WRITTEN REQUEST | Quote from the first line below through the line that contains "650, 660, 670, 680, 690, 700, 710, 720, 730, 740, 750]", both included, and leave the pictures out.

DATA PROVIDED |
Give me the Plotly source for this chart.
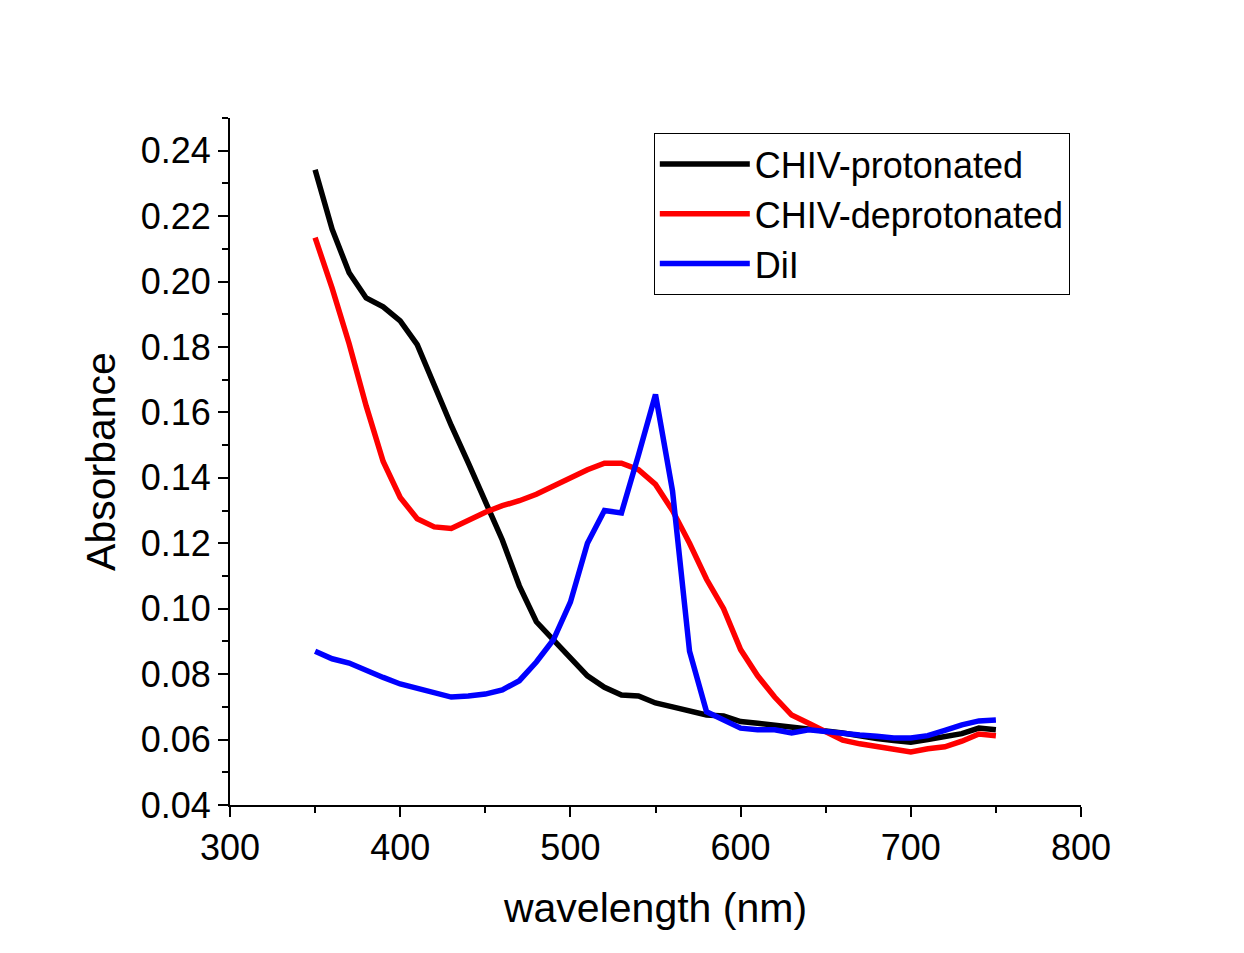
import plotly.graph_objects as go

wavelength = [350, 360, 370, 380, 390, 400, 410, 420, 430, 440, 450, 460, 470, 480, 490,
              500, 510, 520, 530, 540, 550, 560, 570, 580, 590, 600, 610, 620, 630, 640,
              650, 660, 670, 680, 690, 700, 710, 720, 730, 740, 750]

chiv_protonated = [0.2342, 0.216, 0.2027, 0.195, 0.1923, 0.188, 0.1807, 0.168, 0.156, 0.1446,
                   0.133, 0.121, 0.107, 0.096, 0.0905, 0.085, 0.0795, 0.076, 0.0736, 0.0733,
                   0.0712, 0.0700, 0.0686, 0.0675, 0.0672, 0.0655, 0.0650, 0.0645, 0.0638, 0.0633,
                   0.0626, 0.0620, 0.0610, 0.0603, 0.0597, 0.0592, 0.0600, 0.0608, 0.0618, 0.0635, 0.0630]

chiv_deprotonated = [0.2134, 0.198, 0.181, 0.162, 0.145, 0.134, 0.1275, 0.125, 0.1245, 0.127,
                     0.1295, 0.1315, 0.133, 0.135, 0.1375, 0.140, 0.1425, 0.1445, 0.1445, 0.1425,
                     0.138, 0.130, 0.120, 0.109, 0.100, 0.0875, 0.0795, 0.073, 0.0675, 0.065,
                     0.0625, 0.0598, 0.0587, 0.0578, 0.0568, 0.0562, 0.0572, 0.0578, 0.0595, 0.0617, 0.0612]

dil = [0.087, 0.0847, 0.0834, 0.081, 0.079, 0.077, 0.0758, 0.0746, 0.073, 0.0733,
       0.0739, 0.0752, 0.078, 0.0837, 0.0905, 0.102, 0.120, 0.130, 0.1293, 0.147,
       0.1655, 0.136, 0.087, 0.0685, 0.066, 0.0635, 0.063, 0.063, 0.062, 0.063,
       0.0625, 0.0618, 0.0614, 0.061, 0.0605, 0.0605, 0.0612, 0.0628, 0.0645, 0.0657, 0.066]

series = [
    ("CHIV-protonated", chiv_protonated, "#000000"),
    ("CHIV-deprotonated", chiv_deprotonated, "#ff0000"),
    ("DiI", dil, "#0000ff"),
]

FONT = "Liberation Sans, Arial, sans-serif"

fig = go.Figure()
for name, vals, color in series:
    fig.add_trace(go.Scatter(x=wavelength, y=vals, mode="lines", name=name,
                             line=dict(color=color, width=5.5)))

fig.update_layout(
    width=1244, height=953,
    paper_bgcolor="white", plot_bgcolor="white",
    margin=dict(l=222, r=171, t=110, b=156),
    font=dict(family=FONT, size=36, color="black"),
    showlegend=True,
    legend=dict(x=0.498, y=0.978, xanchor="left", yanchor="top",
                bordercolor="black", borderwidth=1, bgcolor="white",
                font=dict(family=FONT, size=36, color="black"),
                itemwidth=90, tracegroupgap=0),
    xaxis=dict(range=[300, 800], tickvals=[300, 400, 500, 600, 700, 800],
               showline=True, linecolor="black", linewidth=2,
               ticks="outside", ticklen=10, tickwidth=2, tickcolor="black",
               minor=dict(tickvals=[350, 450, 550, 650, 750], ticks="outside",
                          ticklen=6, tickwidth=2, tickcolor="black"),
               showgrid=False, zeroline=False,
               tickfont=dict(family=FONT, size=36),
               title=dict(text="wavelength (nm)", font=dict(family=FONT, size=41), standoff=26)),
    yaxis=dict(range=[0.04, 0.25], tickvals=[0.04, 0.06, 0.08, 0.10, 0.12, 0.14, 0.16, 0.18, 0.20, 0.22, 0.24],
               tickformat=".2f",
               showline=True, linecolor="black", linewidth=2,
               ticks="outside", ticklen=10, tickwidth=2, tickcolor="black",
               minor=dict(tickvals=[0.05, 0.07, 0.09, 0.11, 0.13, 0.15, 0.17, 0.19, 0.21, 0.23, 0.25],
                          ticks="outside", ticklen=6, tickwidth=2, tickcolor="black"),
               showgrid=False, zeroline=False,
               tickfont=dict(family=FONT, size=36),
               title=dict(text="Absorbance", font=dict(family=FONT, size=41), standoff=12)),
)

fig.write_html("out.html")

COMPLETE ANSWER |
Give me the Plotly source for this chart.
import plotly.graph_objects as go

wavelength = [350, 360, 370, 380, 390, 400, 410, 420, 430, 440, 450, 460, 470, 480, 490,
              500, 510, 520, 530, 540, 550, 560, 570, 580, 590, 600, 610, 620, 630, 640,
              650, 660, 670, 680, 690, 700, 710, 720, 730, 740, 750]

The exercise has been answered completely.